In general we do not believe that CCCP can or should attempt to provide ordering of messages to the application that originate at different sites. CCCP cannot predict that a message will be sent by, and therefore arrive from, a particular source, so it cannot know that it should delay another message that was sent at a later time. The only full synchronisation mechanism that can work is an adaptation of .. above, which delays all packets by a fixed amount depending on the trip time, and discards them if they arrive after this time if another packet has been passed to the user in the meantime. However, unlike the single source reordering case, this requires that clocks are synchronised as each site.

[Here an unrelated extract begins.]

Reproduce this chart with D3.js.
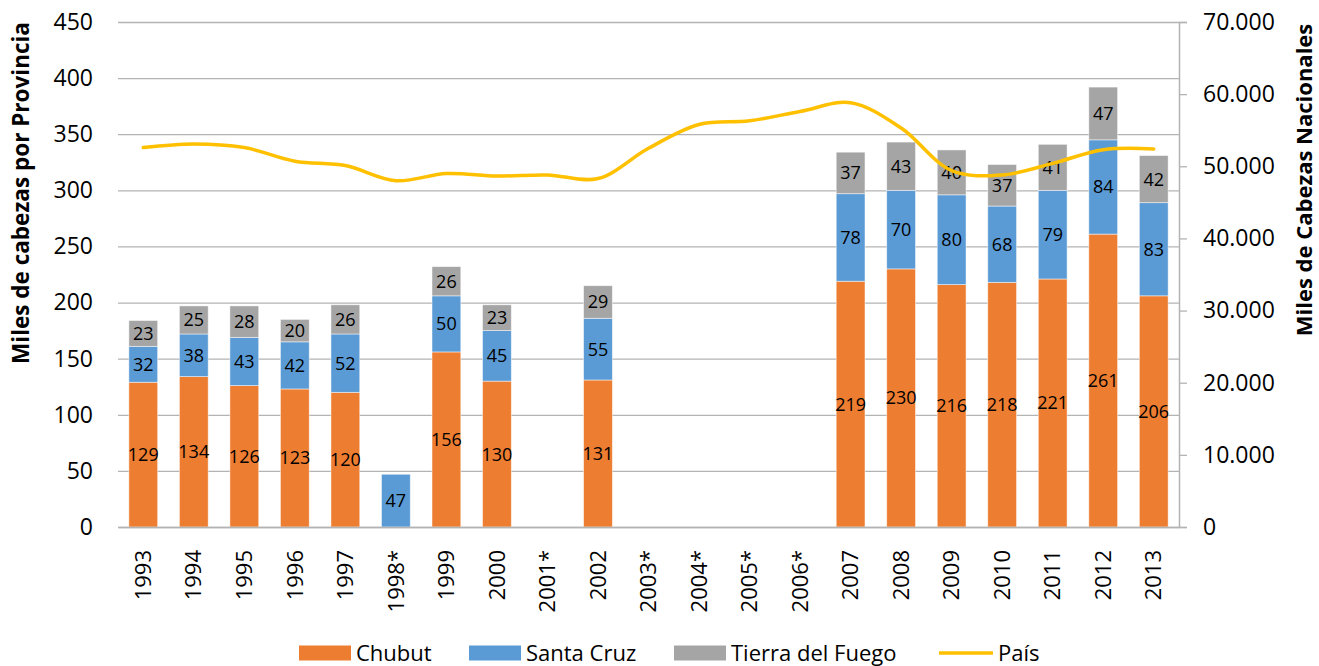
<!DOCTYPE html>
<html lang="es">
<head>
<meta charset="UTF-8">
<title>Cabezas por provincia</title>
<script src="https://d3js.org/d3.v7.min.js"></script>
<style>
  body { margin: 0; background: #fff; }
  text { font-family: "Open Sans", sans-serif; fill: #000; }
</style>
</head>
<body>
<svg id="chart" width="1319" height="666"></svg>
<script>
// datos (miles de cabezas)
var years = ["1993","1994","1995","1996","1997","1998*","1999","2000","2001*","2002",
             "2003*","2004*","2005*","2006*","2007","2008","2009","2010","2011","2012","2013"];
var chubut  = [129,134,126,123,120,null,156,130,null,131,null,null,null,null,219,230,216,218,221,261,206];
var santaCruz = [32,38,43,42,52,47,50,45,null,55,null,null,null,null,78,70,80,68,79,84,83];
var tierra  = [23,25,28,20,26,null,26,23,null,29,null,null,null,null,37,43,40,37,41,47,42];
// total nacional (miles de cabezas, eje derecho)
var pais = [52600,53100,52600,50700,50100,48000,49000,48650,48800,48300,
            52500,55800,56300,57600,58800,55300,49400,48800,50400,52300,52400];
var leftTicks = [0,50,100,150,200,250,300,350,400,450];
var rightTicks = [0,10000,20000,30000,40000,50000,60000,70000];

var seriesNames = ["Chubut", "Santa Cruz", "Tierra del Fuego"];
var seriesColors = ["#ED7D31", "#5B9BD5", "#A5A5A5"];
var lineColor = "#FFC000";

var svg = d3.select("#chart");
var plotLeft = 118, plotRight = 1179, plotTop = 22, plotBottom = 527;

var x = d3.scaleBand().domain(years).range([plotLeft, plotRight]).paddingInner(0.43).paddingOuter(0.215);
var y = d3.scaleLinear().domain([0, 450]).range([plotBottom, plotTop]);
var y2 = d3.scaleLinear().domain([0, 70000]).range([plotBottom, plotTop]);

var es = d3.formatLocale({decimal: ",", thousands: ".", grouping: [3], currency: ["$", ""]});

// lineas de grilla
svg.append("g")
    .attr("transform", "translate(" + plotLeft + ",0)")
    .call(d3.axisLeft(y).tickValues(leftTicks).tickSize(-(plotRight - plotLeft)).tickFormat(""))
    .call(function(g) {
        g.select(".domain").remove();
        g.selectAll("line").attr("stroke", "#b3b3b3").attr("stroke-width", 1.3);
    });

// etiquetas eje izquierdo
svg.append("g")
    .attr("transform", "translate(" + plotLeft + ",0)")
    .call(d3.axisLeft(y).tickValues(leftTicks).tickSize(0).tickPadding(25))
    .call(function(g) {
        g.select(".domain").remove();
        g.selectAll("text").style("font-size", "23px").attr("fill", "#000");
    });

// barras apiladas
var rows = years.map(function(yr, i) {
    return {year: yr, Chubut: chubut[i] || 0, "Santa Cruz": santaCruz[i] || 0, "Tierra del Fuego": tierra[i] || 0};
});
var stack = d3.stack().keys(seriesNames)(rows);

var layers = svg.selectAll(".layer")
    .data(stack)
    .enter().append("g")
    .attr("class", "layer")
    .attr("fill", function(d, i) { return seriesColors[i]; });

layers.selectAll("rect")
    .data(function(d) { return d.filter(function(p) { return p[1] > p[0]; }); })
    .enter().append("rect")
    .attr("x", function(d) { return x(d.data.year); })
    .attr("width", x.bandwidth())
    .attr("y", function(d) { return y(d[1]); })
    .attr("height", function(d) { return y(d[0]) - y(d[1]); })
    .attr("stroke", "#fff")
    .attr("stroke-opacity", 0.6)
    .attr("stroke-width", 0.8);

layers.selectAll("text")
    .data(function(d) { return d.filter(function(p) { return p[1] > p[0]; }); })
    .enter().append("text")
    .attr("x", function(d) { return x(d.data.year) + x.bandwidth() / 2; })
    .attr("y", function(d) { return y((d[0] + d[1]) / 2); })
    .attr("dy", "0.36em")
    .attr("text-anchor", "middle")
    .style("font-size", "18px")
    .text(function(d) { return d[1] - d[0]; });

// eje inferior
svg.append("g")
    .attr("transform", "translate(0," + plotBottom + ")")
    .call(d3.axisBottom(x).tickSize(0).tickPadding(0))
    .call(function(g) {
        g.select(".domain").attr("stroke", "#b3b3b3").attr("stroke-width", 1.5);
        g.selectAll("text")
            .style("font-size", "22px")
            .attr("fill", "#000")
            .attr("transform", "rotate(-90)")
            .attr("text-anchor", "end")
            .attr("x", -23)
            .attr("y", 0)
            .attr("dy", "0.35em");
    });

// eje derecho
svg.append("g")
    .attr("transform", "translate(" + plotRight + ",0)")
    .call(d3.axisRight(y2).tickValues(rightTicks).tickSize(8).tickPadding(16)
        .tickFormat(function(d) { return es.format(",d")(d); }))
    .call(function(g) {
        g.select(".domain").attr("stroke", "#b3b3b3").attr("stroke-width", 1.5);
        g.selectAll("line").attr("stroke", "#b3b3b3").attr("stroke-width", 1.3);
        g.selectAll("text").style("font-size", "23px").attr("fill", "#000");
    });

// linea Pais
var line = d3.line()
    .x(function(d, i) { return x(years[i]) + x.bandwidth() / 2; })
    .y(function(d) { return y2(d); })
    .curve(d3.curveCatmullRom.alpha(0.5));

svg.append("path")
    .datum(pais)
    .attr("fill", "none")
    .attr("stroke", lineColor)
    .attr("stroke-width", 3.5)
    .attr("stroke-linecap", "round")
    .attr("d", line);

// titulos de ejes
svg.append("text")
    .attr("transform", "translate(29,193) rotate(-90)")
    .attr("text-anchor", "middle")
    .style("font-size", "22.5px")
    .style("font-weight", "bold")
    .text("Miles de cabezas por Provincia");

svg.append("text")
    .attr("transform", "translate(1312,180) rotate(-90)")
    .attr("text-anchor", "middle")
    .style("font-size", "22px")
    .style("font-weight", "bold")
    .text("Miles de Cabezas Nacionales");

// leyenda
var legendItems = [
    {name: "Chubut", color: seriesColors[0], x: 299, type: "rect"},
    {name: "Santa Cruz", color: seriesColors[1], x: 469, type: "rect"},
    {name: "Tierra del Fuego", color: seriesColors[2], x: 674, type: "rect"},
    {name: "País", color: lineColor, x: 939, type: "line"}
];
var legend = svg.selectAll(".legend")
    .data(legendItems)
    .enter().append("g")
    .attr("class", "legend")
    .attr("transform", function(d) { return "translate(" + d.x + ",653)"; });

legend.filter(function(d) { return d.type === "rect"; })
    .append("rect")
    .attr("x", 0).attr("y", -7.5)
    .attr("width", 52).attr("height", 15)
    .attr("fill", function(d) { return d.color; });

legend.filter(function(d) { return d.type === "line"; })
    .append("line")
    .attr("x1", 0).attr("x2", 54).attr("y1", 0).attr("y2", 0)
    .attr("stroke", function(d) { return d.color; })
    .attr("stroke-width", 3.5);

legend.append("text")
    .attr("x", function(d) { return d.type === "line" ? 59 : 57; })
    .attr("dy", "0.36em")
    .style("font-size", "22px")
    .text(function(d) { return d.name; });
</script>
</body>
</html>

CCCP does not intend to provide clock synchronisation and global ordering facilities. If applications require this, they must do so themselves. However, for most applications, a better bet is to design the application protocol to tolerate temporary inconsistencies, and to ensure that these inconsistencies are resolved in a finite number of exchanges. An example is the algorithm for managing shared teleconferencing state proposed by Scott Shenker, Abel Weinrib and Eve Schooler [she].
For algorithms that do require global ordering and clock synchronisation, CCCP will pass the sequence numbers and timestamps of messages through to the application. It is then up to the application to implement the desired global ordering algorithm and/or clock synchronisation scheme using one of the available protocols and algorithms such as NTP [lam],[fel],[bir].